By reviewing research, district training and development planners have identified test literacy, mathematics, and assessment as areas of concentration. Test literacy and mathematics were chosen because test results revealed relative weaknesses in those areas among local elementary, junior high, and senior high students. Assessment was chosen in the belief, supported by research, that teachers can best adapt instruction to the needs of individual students when they have ample assessment data aligned with agreed-upon standards [Use of Research Data, Focus on Results, Organizational Alignment].

The challenge lies in finding time for training and development. As most training and development activities must occur outside the regular school day, only about two-thirds of the staff participates. During the six days in each school year when students are not present, educators meet to work on district-wide initiatives [Organizational Alignment]. Early-release days free up six two-hour blocks of time, but bus schedules and varying school start and end times make it difficult to bring grade-level colleagues together. Fifteen faculty meetings held throughout the school year provide the only additional opportunity for training and development; as time allows, principals use the meetings to focus on building-specific concerns related to the areas of concentration [Organizational Alignment].

A district-level professional development planning team has taken a data-driven approach to improving structures and activities to meet teachers' needs. A common theme of both feedback forms and frequent faculty discussions is that teachers feel the need of more job-embedded learning.
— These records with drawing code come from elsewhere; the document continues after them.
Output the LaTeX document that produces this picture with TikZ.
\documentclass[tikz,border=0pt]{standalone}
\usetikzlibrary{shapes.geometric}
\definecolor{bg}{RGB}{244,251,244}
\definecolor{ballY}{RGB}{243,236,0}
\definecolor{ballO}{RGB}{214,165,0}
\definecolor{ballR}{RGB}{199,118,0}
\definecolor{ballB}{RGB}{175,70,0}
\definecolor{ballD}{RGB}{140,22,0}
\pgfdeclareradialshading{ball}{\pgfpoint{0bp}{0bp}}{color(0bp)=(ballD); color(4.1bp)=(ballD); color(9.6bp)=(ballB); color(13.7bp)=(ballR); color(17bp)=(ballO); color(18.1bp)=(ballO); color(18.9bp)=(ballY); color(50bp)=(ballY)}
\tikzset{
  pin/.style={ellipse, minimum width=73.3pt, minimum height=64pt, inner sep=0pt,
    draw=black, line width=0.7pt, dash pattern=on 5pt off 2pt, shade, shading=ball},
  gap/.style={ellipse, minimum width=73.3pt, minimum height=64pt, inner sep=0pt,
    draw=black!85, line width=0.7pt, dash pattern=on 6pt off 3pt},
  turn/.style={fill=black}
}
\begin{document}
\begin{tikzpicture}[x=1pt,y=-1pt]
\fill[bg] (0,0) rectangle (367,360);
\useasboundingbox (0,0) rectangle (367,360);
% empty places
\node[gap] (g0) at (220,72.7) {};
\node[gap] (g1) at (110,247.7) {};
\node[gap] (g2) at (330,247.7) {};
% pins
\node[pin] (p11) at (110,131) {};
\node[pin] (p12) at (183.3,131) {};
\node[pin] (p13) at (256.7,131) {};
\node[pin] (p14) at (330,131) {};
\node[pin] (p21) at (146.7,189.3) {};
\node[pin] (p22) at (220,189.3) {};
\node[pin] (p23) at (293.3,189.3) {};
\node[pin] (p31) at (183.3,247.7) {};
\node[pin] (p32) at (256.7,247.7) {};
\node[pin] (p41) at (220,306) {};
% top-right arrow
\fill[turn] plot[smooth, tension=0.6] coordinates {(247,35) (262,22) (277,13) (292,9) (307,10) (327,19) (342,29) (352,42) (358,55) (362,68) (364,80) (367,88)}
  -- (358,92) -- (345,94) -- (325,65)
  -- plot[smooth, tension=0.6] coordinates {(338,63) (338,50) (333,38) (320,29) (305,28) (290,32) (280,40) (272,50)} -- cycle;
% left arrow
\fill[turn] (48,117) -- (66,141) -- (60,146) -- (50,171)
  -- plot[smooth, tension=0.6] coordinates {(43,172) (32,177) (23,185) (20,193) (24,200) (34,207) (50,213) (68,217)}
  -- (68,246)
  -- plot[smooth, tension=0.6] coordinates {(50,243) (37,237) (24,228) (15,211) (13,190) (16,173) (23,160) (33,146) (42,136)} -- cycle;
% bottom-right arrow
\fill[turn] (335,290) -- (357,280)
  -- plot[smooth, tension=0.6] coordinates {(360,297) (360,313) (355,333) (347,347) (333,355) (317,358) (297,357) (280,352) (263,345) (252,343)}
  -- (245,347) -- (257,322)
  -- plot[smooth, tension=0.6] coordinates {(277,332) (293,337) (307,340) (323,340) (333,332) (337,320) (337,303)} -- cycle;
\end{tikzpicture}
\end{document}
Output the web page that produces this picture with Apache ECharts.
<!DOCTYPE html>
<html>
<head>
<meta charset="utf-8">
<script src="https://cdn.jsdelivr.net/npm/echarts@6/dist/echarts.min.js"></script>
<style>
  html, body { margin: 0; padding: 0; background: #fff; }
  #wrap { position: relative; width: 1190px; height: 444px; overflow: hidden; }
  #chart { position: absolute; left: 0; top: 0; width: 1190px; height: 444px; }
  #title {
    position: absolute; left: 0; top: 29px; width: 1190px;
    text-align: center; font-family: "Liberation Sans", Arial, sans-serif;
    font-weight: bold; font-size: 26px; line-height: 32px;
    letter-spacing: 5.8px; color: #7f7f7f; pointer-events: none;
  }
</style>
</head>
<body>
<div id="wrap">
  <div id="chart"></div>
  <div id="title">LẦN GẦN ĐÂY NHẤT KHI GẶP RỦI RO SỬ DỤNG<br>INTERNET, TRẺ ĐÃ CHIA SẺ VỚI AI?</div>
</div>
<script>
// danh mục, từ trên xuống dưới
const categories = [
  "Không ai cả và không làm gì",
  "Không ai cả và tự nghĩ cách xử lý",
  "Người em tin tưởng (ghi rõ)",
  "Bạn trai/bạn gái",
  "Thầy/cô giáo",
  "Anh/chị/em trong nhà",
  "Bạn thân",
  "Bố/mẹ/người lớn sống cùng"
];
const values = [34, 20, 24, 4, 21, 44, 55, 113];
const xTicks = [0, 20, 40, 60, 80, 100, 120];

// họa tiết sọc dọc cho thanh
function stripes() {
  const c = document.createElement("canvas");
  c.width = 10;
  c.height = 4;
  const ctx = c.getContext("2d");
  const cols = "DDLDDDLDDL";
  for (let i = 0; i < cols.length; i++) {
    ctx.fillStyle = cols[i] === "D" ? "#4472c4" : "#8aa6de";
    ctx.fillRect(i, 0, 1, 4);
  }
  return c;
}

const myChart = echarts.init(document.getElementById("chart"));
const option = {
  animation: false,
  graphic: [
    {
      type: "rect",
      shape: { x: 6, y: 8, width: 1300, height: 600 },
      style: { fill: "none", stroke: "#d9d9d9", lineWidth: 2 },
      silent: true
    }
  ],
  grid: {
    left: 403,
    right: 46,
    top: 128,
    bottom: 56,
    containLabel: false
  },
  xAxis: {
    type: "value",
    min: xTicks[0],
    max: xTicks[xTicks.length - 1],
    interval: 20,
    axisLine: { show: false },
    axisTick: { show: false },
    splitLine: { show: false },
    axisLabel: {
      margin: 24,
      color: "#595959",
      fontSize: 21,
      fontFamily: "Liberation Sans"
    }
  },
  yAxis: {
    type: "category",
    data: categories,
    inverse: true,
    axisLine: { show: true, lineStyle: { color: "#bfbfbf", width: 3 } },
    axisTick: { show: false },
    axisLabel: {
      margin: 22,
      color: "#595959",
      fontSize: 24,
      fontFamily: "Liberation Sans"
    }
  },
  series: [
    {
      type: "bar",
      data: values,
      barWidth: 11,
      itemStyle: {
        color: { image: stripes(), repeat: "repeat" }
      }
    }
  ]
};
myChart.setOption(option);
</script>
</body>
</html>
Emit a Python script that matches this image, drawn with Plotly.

To meet the need, the district is exploring alternative models that increase opportunities for training and development by supporting teachers in their classrooms [Focus on Results]. Administrators recently awarded stipends to allow more than 200 teachers to participate in summer training and development activities. Also aggressive efforts are under way to identify teacher-leaders assigned to meet with other teachers in their classrooms during instructional time or when students are attending "specials."

To date, the district has developed four types of teacher-leader roles [Participation]. Literacy Collaborative Coordinators spend half of each day coaching teachers who have taken a course they teach for graduate credit within the district. Other teacher-leaders, one for each grade level from grades 1 through 8, demonstrate discovery learning techniques aimed at improving instruction in math. Teachers who have taken the graduate-level Collins Writing Course (Collins Education Associates, Newbury, MA) and use writing folders in their own classrooms provide assistance to fellow teachers as they adopt the writing program. Teachers who have completed a program in regional leadership development model lessons and help new and veteran teachers with instructional planning and assessing. Soon these teacher-leaders will begin planning and facilitating regular and ongoing collaboration involving instructional teams at each grade level at one of the district's larger elementary schools. They'll also offer teachers of kindergarten through adult education an after-school course on assessment that will carry recertification credit. [Organizational Alignment, Participation]

Already the teacher-leader concept is proving its worth. As more and more teachers discover the value of training and development, participation in programs both during and after school is increasing [Participation]. Last year, more than 70 teachers watched a teacher-leader demonstrate new instructional approaches in math. Increasing literacy expertise among K-2 teachers - produced mostly through the efforts of Literacy Coordinators - has improved students' achievement test scores. Dozens of teachers district-wide have endorsed the teacher-leader program, and expressed appreciation for the opportunity it allows them to experience training and development within their own classrooms [Focus on Results].

Perhaps most significantly, the program is fostering a culture in which all teachers value, and benefit from, targeted, research-based training and development [Continuous Improvement, Use of Research Data]. For many, that may be the greatest victory so far.